With every day that passes under various shelter-in-place and similar orders, life before COVID-19 seems less and less familiar. Yet prior to the pandemic, businesses were just starting to recognize and deploy an employee benefit demand that went beyond the traditional employer offerings of health insurance, life insurance and 401k contributions—holistic wellness. A decidedly positive, albeit fragile, trend was emerging that prioritized mental health and community building in the workplace. It was not uncommon in small and large companies alike to see direct offerings, stipends or discounts for meditation, therapy, yoga, gym memberships, life coaches, meal plans, etc. More than ever, wellness in the workplace was being recognized as being about more than sick days and family leave—it can be key to remaining competitive in drawing talent and, in turn, enabling sustained growth.
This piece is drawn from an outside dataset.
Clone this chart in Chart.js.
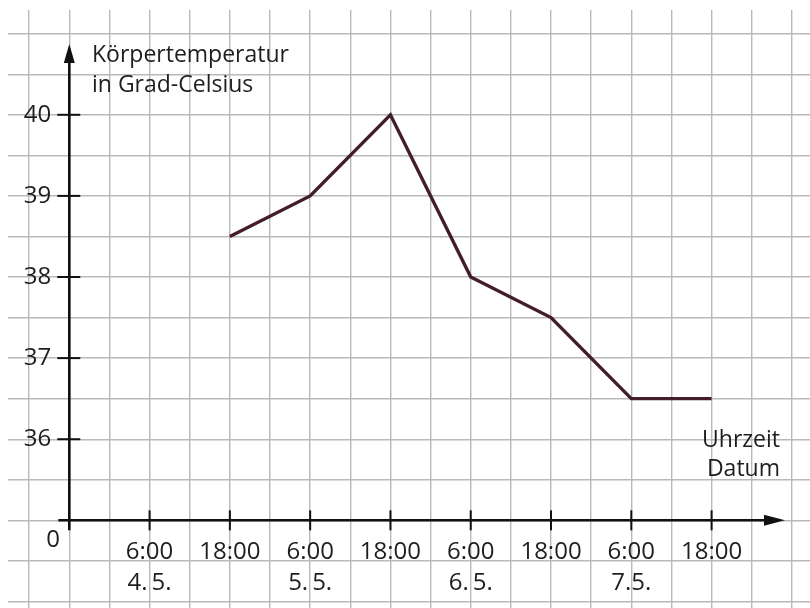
<!DOCTYPE html>
<html>
<head>
<meta charset="utf-8">
<script src="https://cdn.jsdelivr.net/npm/chart.js@4.4.1/dist/chart.umd.min.js"></script>
<style>
  html, body { margin: 0; padding: 0; background: #ffffff; }
  #wrap { position: relative; width: 810px; height: 608px; }
</style>
</head>
<body>
<div id="wrap"><canvas id="c" width="810" height="608"></canvas></div>
<script>
// ---- data (x = hours after 18:00 on 3.5.) ----
const hours = [24, 36, 48, 60, 72, 84, 96];
const temperatures = [38.5, 39, 40, 38, 37.5, 36.5, 36.5];
const timeTicks = [12, 24, 36, 48, 60, 72, 84, 96];
const timeLabels = [["6:00", "4.\u20095."], ["18:00"], ["6:00", "5.\u20095."], ["18:00"], ["6:00", "6.\u20095."], ["18:00"], ["6:00", "7.5."], ["18:00"]];
const tempTicks = [36, 37, 38, 39, 40];
const tempLabels = ["36", "37", "38", "39", "40"];
const originLabel = "0";
const yTitle = ["Körpertemperatur", "in Grad-Celsius"];
const xTitle = ["Uhrzeit", "Datum"];

// ---- scale ranges (axis break: value 35 stands for the origin "0") ----
const X_MIN = -9.162, X_MAX = 110.71;
const Y_MIN = 33.919, Y_MAX = 41.292;
const Y_ORIGIN = 35;
const gridX = []; for (let v = -6; v <= 108; v += 6) gridX.push(v);
const gridY = []; for (let v = 34; v <= 41; v += 0.5) gridY.push(v);

const FONT = "'Open Sans', 'Noto Sans', sans-serif";
const TEXT = '#1e1e1e';
const AXIS = '#111111';

const zeroPad = s => { s.paddingLeft = 0; s.paddingRight = 0; s.paddingTop = 0; s.paddingBottom = 0; };

const axesPlugin = {
  id: 'axesPlugin',
  beforeDatasetsDraw(chart) {
    const ctx = chart.ctx;
    const xs = chart.scales.x, ys = chart.scales.y;
    const x0 = xs.getPixelForValue(0), y0 = ys.getPixelForValue(Y_ORIGIN);
    ctx.save();
    ctx.strokeStyle = AXIS; ctx.fillStyle = AXIS; ctx.lineWidth = 2.6; ctx.lineCap = 'butt';
    // y axis
    ctx.beginPath(); ctx.moveTo(x0, y0 + 10); ctx.lineTo(x0, 60); ctx.stroke();
    ctx.beginPath(); ctx.moveTo(x0, 44); ctx.lineTo(x0 - 5.5, 63); ctx.lineTo(x0 + 5.5, 63); ctx.closePath(); ctx.fill();
    // x axis
    ctx.beginPath(); ctx.moveTo(x0 - 11, y0); ctx.lineTo(766, y0); ctx.stroke();
    ctx.beginPath(); ctx.moveTo(785, y0); ctx.lineTo(764, y0 - 5.5); ctx.lineTo(764, y0 + 5.5); ctx.closePath(); ctx.fill();
    // tick marks
    ctx.lineWidth = 2;
    timeTicks.forEach(v => {
      const px = xs.getPixelForValue(v);
      ctx.beginPath(); ctx.moveTo(px, y0 - 10); ctx.lineTo(px, y0 + 10); ctx.stroke();
    });
    tempTicks.forEach(v => {
      const py = ys.getPixelForValue(v);
      ctx.beginPath(); ctx.moveTo(x0 - 12, py); ctx.lineTo(x0 + 11, py); ctx.stroke();
    });
    // texts
    ctx.fillStyle = TEXT;
    ctx.font = '23px ' + FONT;
    ctx.textBaseline = 'alphabetic';
    ctx.textAlign = 'left';
    ctx.fillText(yTitle[0], 92, 62);
    ctx.fillText(yTitle[1], 92, 92);
    ctx.textAlign = 'right';
    ctx.fillText(xTitle[0], 780, 447);
    ctx.fillText(xTitle[1], 780, 476);
    ctx.font = '24px ' + FONT;
    ctx.textAlign = 'center'; ctx.textBaseline = 'middle';
    ctx.fillText(originLabel, 53, 540);
    ctx.restore();
  }
};

new Chart(document.getElementById('c'), {
  type: 'line',
  data: {
    datasets: [{
      data: hours.map((h, i) => ({ x: h, y: temperatures[i] })),
      borderColor: '#431d2b',
      borderWidth: 3.4,
      pointRadius: 0,
      tension: 0,
      fill: false,
      xAxisID: 'x',
      yAxisID: 'y'
    }]
  },
  options: {
    responsive: false,
    animation: false,
    layout: { padding: { left: 8, top: 10, right: 0, bottom: 0 } },
    plugins: { legend: { display: false }, tooltip: { enabled: false }, title: { display: false } },
    scales: {
      x: {
        type: 'linear', position: 'bottom', min: X_MIN, max: X_MAX,
        afterBuildTicks: s => { s.ticks = gridX.map(v => ({ value: v })); },
        ticks: { display: false },
        grid: { color: '#b9b9b9', lineWidth: 1.4, drawTicks: false },
        border: { display: false }
      },
      y: {
        type: 'linear', position: 'left', min: Y_MIN, max: Y_MAX,
        afterBuildTicks: s => { s.ticks = gridY.map(v => ({ value: v })); },
        ticks: { display: false },
        grid: { color: '#b9b9b9', lineWidth: 1.4, drawTicks: false },
        border: { display: false }
      },
      xAxis: {
        type: 'linear', axis: 'x', position: { y: Y_ORIGIN }, min: X_MIN, max: X_MAX,
        afterBuildTicks: s => { s.ticks = timeTicks.map(v => ({ value: v })); },
        afterFit: zeroPad,
        ticks: {
          autoSkip: false, maxRotation: 0, minRotation: 0, padding: 16,
          color: TEXT, font: { family: FONT, size: 24, lineHeight: 1.3 },
          callback: (v, i) => timeLabels[i]
        },
        grid: { display: false, drawOnChartArea: false, drawTicks: false },
        border: { display: false }
      },
      yAxis: {
        type: 'linear', axis: 'y', position: { x: -2.7 }, min: Y_MIN, max: Y_MAX,
        afterBuildTicks: s => { s.ticks = tempTicks.map(v => ({ value: v })); },
        afterFit: zeroPad,
        ticks: {
          autoSkip: false, padding: 0,
          color: TEXT, font: { family: FONT, size: 24 },
          callback: (v, i) => tempLabels[i]
        },
        grid: { display: false, drawOnChartArea: false, drawTicks: false },
        border: { display: false }
      }
    }
  },
  plugins: [axesPlugin]
});
</script>
</body>
</html>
As tellingly, health insurance providers were rolling out and investing in preventative health programs—becoming more aware that their own long-term savings were tied to having a healthier pool of participants.
But just as that particular tipping point was being reached, we have a global crisis and the widespread, persistent trauma accompanying it stemming from lost lives, livelihoods, and any sense of routine and safety. “Perceived and real threats to one’s safety from both a health and financial standpoint, isolation, and cultural change on a global scale cause massive disruption to the psyche,” says Maryam Javanbakht, owner of Clearbody Method, which specializes in physical therapy, myofascial release, craniosacral therapy, and lymphatic drainage. “The stress is undeniable.”
Suddenly holistic wellness is less a “perk” and more a necessary response to the workforce’s individual and group trauma.
With that in mind, small and large businesses alike should approach their insurance providers as potential partners in addressing the increased need for robust mental health and wellness services during and after this crisis. The pitch is in sync with the greater preventative health trend—it’s in the best interest of the insurance company to address the issue early on to avoid getting slammed down the road. Businesses that want to be there for their workforce and take steps to safeguard productivity could ask insurance providers to expand or extend programs already in place, possibly allow people to stay on mental health plans even if regular health coverage is not available, or similar creative solutions.
Finally, with increased remote health offerings, a caution to businesses implementing new programs or expanding existing ones—especially in light of the duration and potential permanence of remote working arrangements. Businesses need to be careful in selecting platforms and be aware of cyber issues and privacy—especially when talking about sensitive topics like mental health. Working with an existing insurance provider and legal counsel could help safeguard exposure in this way.